**WHAT YOU ARE ASKED TO DO**.
Scan the records for the word "this". Copy each line that includes it.
** start **
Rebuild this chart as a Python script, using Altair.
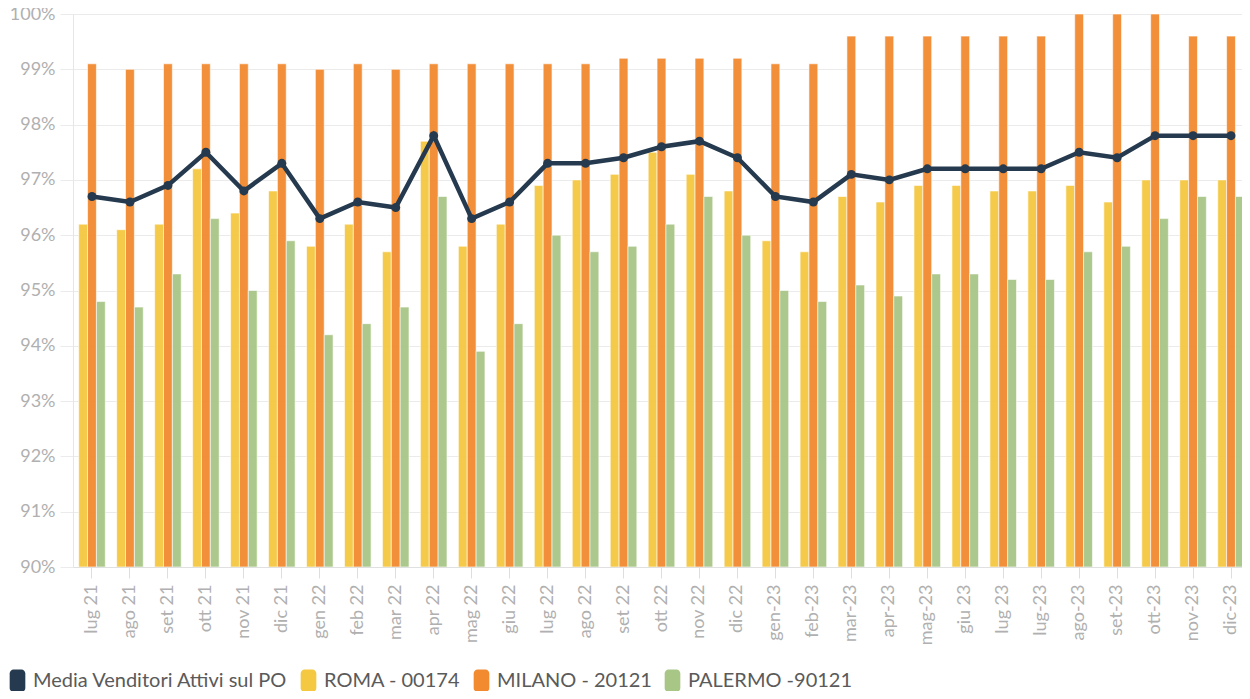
import altair as alt
import pandas as pd

months = ["lug 21", "ago 21", "set 21", "ott 21", "nov 21", "dic 21", "gen 22", "feb 22",
          "mar 22", "apr 22", "mag 22", "giu 22", "lug 22", "ago 22", "set 22", "ott 22",
          "nov 22", "dic 22", "gen-23", "feb-23", "mar-23", "apr-23", "mag-23", "giu 23",
          "lug 23", "lug-23", "ago-23", "set-23", "ott-23", "nov-23", "dic-23"]

media = [96.7, 96.6, 96.9, 97.5, 96.8, 97.3, 96.3, 96.6, 96.5, 97.8, 96.3, 96.6, 97.3, 97.3,
         97.4, 97.6, 97.7, 97.4, 96.7, 96.6, 97.1, 97.0, 97.2, 97.2, 97.2, 97.2, 97.5, 97.4,
         97.8, 97.8, 97.8]
roma = [96.2, 96.1, 96.2, 97.2, 96.4, 96.8, 95.8, 96.2, 95.7, 97.7, 95.8, 96.2, 96.9, 97.0,
        97.1, 97.5, 97.1, 96.8, 95.9, 95.7, 96.7, 96.6, 96.9, 96.9, 96.8, 96.8, 96.9, 96.6,
        97.0, 97.0, 97.0]
milano = [99.1, 99.0, 99.1, 99.1, 99.1, 99.1, 99.0, 99.1, 99.0, 99.1, 99.1, 99.1, 99.1, 99.1,
          99.2, 99.2, 99.2, 99.2, 99.1, 99.1, 99.6, 99.6, 99.6, 99.6, 99.6, 99.6, 100.0, 100.0,
          100.0, 99.6, 99.6]
palermo = [94.8, 94.7, 95.3, 96.3, 95.0, 95.9, 94.2, 94.4, 94.7, 96.7, 93.9, 94.4, 96.0, 95.7,
           95.8, 96.2, 96.7, 96.0, 95.0, 94.8, 95.1, 94.9, 95.3, 95.3, 95.2, 95.2, 95.7, 95.8,
           96.3, 96.7, 96.7]

series_names = ["Media Venditori Attivi sul PO", "ROMA - 00174", "MILANO - 20121", "PALERMO -90121"]
series_colors = ["#253A4E", "#F5C842", "#F28A30", "#A8C686"]

rows = []
for i, m in enumerate(months):
    rows.append({"mese": m, "serie": series_names[1], "valore": roma[i], "ord": 0})
    rows.append({"mese": m, "serie": series_names[2], "valore": milano[i], "ord": 1})
    rows.append({"mese": m, "serie": series_names[3], "valore": palermo[i], "ord": 2})
bars_df = pd.DataFrame(rows)
line_df = pd.DataFrame({"mese": months, "valore": media, "serie": series_names[0]})

FONT = "Lato"
GRID = "#ebebeb"

x_enc = alt.X("mese:N", sort=months, title=None,
              scale=alt.Scale(paddingInner=0.3, paddingOuter=0.15),
              axis=alt.Axis(labelAngle=-90, labelFontSize=18, labelColor="#b0b0b0",
                            labelFont=FONT, tickColor="#dedede", tickSize=11,
                            domainColor="#e0e0e0", labelPadding=6, grid=False))
y_scale = alt.Scale(domain=[90, 100], zero=False, nice=False, clamp=True)
y_axis = alt.Axis(values=list(range(90, 101)), labelExpr="datum.value + '%'",
                  labelFontSize=18, labelColor="#b0b0b0", labelFont=FONT,
                  ticks=True, tickSize=13, tickColor=GRID,
                  labelPadding=5, domain=True, domainColor="#e6e6e6",
                  gridColor=GRID, gridWidth=1)
color_scale = alt.Scale(domain=series_names, range=series_colors)

legend = alt.Legend(
    title=None, orient="none", legendX=-67, legendY=655, direction="horizontal",
    symbolType="M-0.7,-0.65 A0.35,0.35 0 0 1 -0.35,-1 L0.35,-1 A0.35,0.35 0 0 1 0.7,-0.65 "
               "L0.7,0.65 A0.35,0.35 0 0 1 0.35,1 L-0.35,1 A0.35,0.35 0 0 1 -0.7,0.65 Z",
    symbolSize=500, symbolStrokeWidth=0, symbolOpacity=1,
    labelFontSize=20, labelColor="#5a5a5a", labelFont=FONT, labelOffset=4,
    columnPadding=9, labelLimit=400)

bars = alt.Chart(bars_df).mark_bar(stroke="white", strokeWidth=1, strokeOpacity=0.6,
                                   opacity=0.95, clip=True).encode(
    x=x_enc,
    xOffset=alt.XOffset("ord:O", scale=alt.Scale(paddingInner=0, paddingOuter=0)),
    y=alt.Y("valore:Q", scale=y_scale, axis=y_axis, title=None),
    y2=alt.datum(90),
    color=alt.Color("serie:N", scale=color_scale, legend=legend),
)

line = alt.Chart(line_df).mark_line(strokeWidth=4.5, color="#253A4E").encode(
    x=alt.X("mese:N", sort=months),
    y=alt.Y("valore:Q", scale=y_scale),
    color=alt.Color("serie:N", scale=color_scale, legend=legend),
)
points = alt.Chart(line_df).mark_circle(size=80, opacity=1, color="#253A4E").encode(
    x=alt.X("mese:N", sort=months),
    y=alt.Y("valore:Q", scale=y_scale),
)

chart = alt.layer(bars, line, points).properties(
    width=1177, height=553,
    autosize=alt.AutoSizeParams(type="none"),
    padding={"left": 65, "top": 6, "right": -8, "bottom": 124},
).configure_view(stroke=None).configure(font=FONT)

chart.save("out.html", embed_options={"renderer": "svg", "actions": False})
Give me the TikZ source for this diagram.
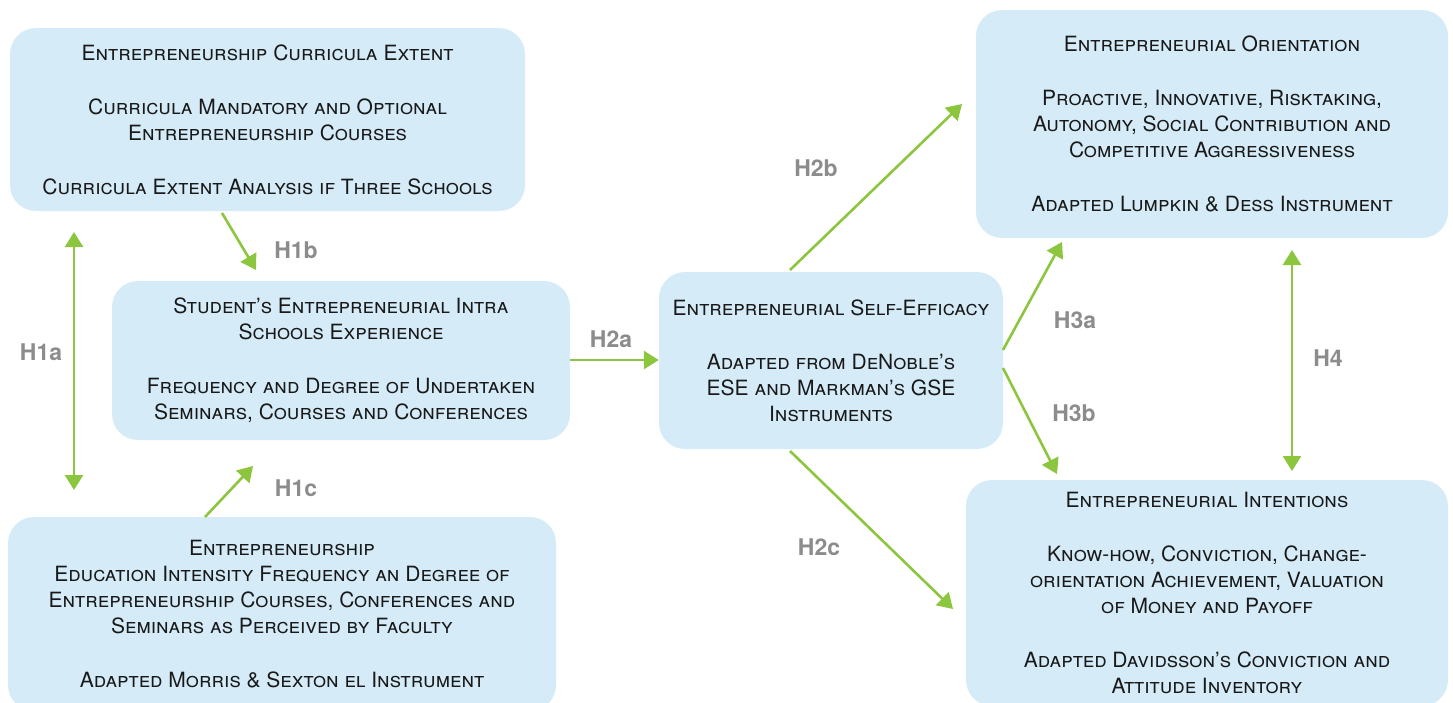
\documentclass[tikz,border=0pt]{standalone}
\usepackage{fontspec}
\setmainfont{TeX Gyre Heros}
\usetikzlibrary{arrows.meta}
\definecolor{boxblue}{HTML}{D5ECF8}
\definecolor{arrgreen}{HTML}{8CC63F}
\definecolor{hgray}{HTML}{8C8C8C}
\tikzset{
  box/.style={draw=none, fill=boxblue, rounded corners=26pt, align=center, font=\fontsize{21}{26}\selectfont\scshape, text=black!90, inner sep=0pt},
  link/.style={draw=arrgreen, line width=2.6pt, -{Triangle[length=15pt,width=18pt]}},
  dlink/.style={draw=arrgreen, line width=2.6pt, {Triangle[length=15pt,width=18pt]}-{Triangle[length=15pt,width=18pt]}},
  hlabel/.style={font=\fontsize{23}{26}\selectfont\bfseries, text=hgray}
}
\newcommand{\gap}{\\[28pt]}
\begin{document}
\begin{tikzpicture}[x=1pt,y=-1pt]
\useasboundingbox (0,0) rectangle (1453,702);
\node[box, minimum width=515pt, minimum height=183pt] (A) at (267.5,119.5)
  {Entrepreneurship Curricula Extent\gap Curricula Mandatory and Optional\\Entrepreneurship Courses\gap Curricula Extent Analysis if Three Schools};
\node[box, minimum width=458pt, minimum height=159pt] (B) at (341,360.5)
  {Student’s Entrepreneurial Intra\\Schools Experience\gap Frequency and Degree of Undertaken\\Seminars, Courses and Conferences};
\node[box, minimum width=548pt, minimum height=194pt] (C) at (282,614)
  {Entrepreneurship\\Education Intensity Frequency an Degree of\\Entrepreneurship Courses, Conferences and\\Seminars as Perceived by Faculty\gap Adapted Morris \& Sexton el Instrument};
\node[box, minimum width=344pt, minimum height=177pt] (D) at (831,360.5)
  {Entrepreneurial Self-Efficacy\gap Adapted from DeNoble’s\\{\upshape ESE} and Markman’s {\upshape GSE}\\Instruments};
\node[box, minimum width=472pt, minimum height=228pt] (E) at (1212,124)
  {Entrepreneurial Orientation\gap Proactive, Innovative, Risktaking,\\Autonomy, Social Contribution and\\Competitive Aggressiveness\gap Adapted Lumpkin \& Dess Instrument};
\node[box, minimum width=482pt, minimum height=226pt] (F) at (1207,593)
  {Entrepreneurial Intentions\gap Know-how, Conviction, Change-\\orientation Achievement, Valuation\\of Money and Payoff\gap Adapted Davidsson’s Conviction and\\Attitude Inventory};

\coordinate (h1a1) at (74,232); \coordinate (h1a2) at (74,490);
\draw[dlink] (h1a1) -- (h1a2);
\coordinate (h1b1) at (222,213); \coordinate (h1b2) at (256,270);
\draw[link] (h1b1) -- (h1b2);
\coordinate (h1c1) at (205,517); \coordinate (h1c2) at (253,466);
\draw[link] (h1c1) -- (h1c2);
\draw[link] (B.east |- 0,360) -- (D.west |- 0,360);
\coordinate (h2b1) at (790,270); \coordinate (h2b2) at (962,104);
\draw[link] (h2b1) -- (h2b2);
\coordinate (h2c1) at (790,451); \coordinate (h2c2) at (953,609);
\draw[link] (h2c1) -- (h2c2);
\coordinate (h3a1) at (1003,350); \coordinate (h3a2) at (1062,242);
\draw[link] (h3a1) -- (h3a2);
\coordinate (h3b1) at (1003,368); \coordinate (h3b2) at (1057,474);
\draw[link] (h3b1) -- (h3b2);
\coordinate (h41) at (1292,250); \coordinate (h42) at (1292,471);
\draw[dlink] (h41) -- (h42);

\node[hlabel] (l1a) at (41,352) {H1a};
\node[hlabel] (l1b) at (296,250) {H1b};
\node[hlabel] (l1c) at (296,488) {H1c};
\node[hlabel] (l2a) at (611,339) {H2a};
\node[hlabel] (l2b) at (816,168) {H2b};
\node[hlabel] (l2c) at (819,547) {H2c};
\node[hlabel] (l3a) at (1075,320) {H3a};
\node[hlabel] (l3b) at (1074,413) {H3b};
\node[hlabel] (l4) at (1328,358) {H4};
\end{tikzpicture}
\end{document}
** end **
**SOLUTION TO THE PROBLEM**.
Rebuild this chart as a Python script, using Altair.
Give me the TikZ source for this diagram.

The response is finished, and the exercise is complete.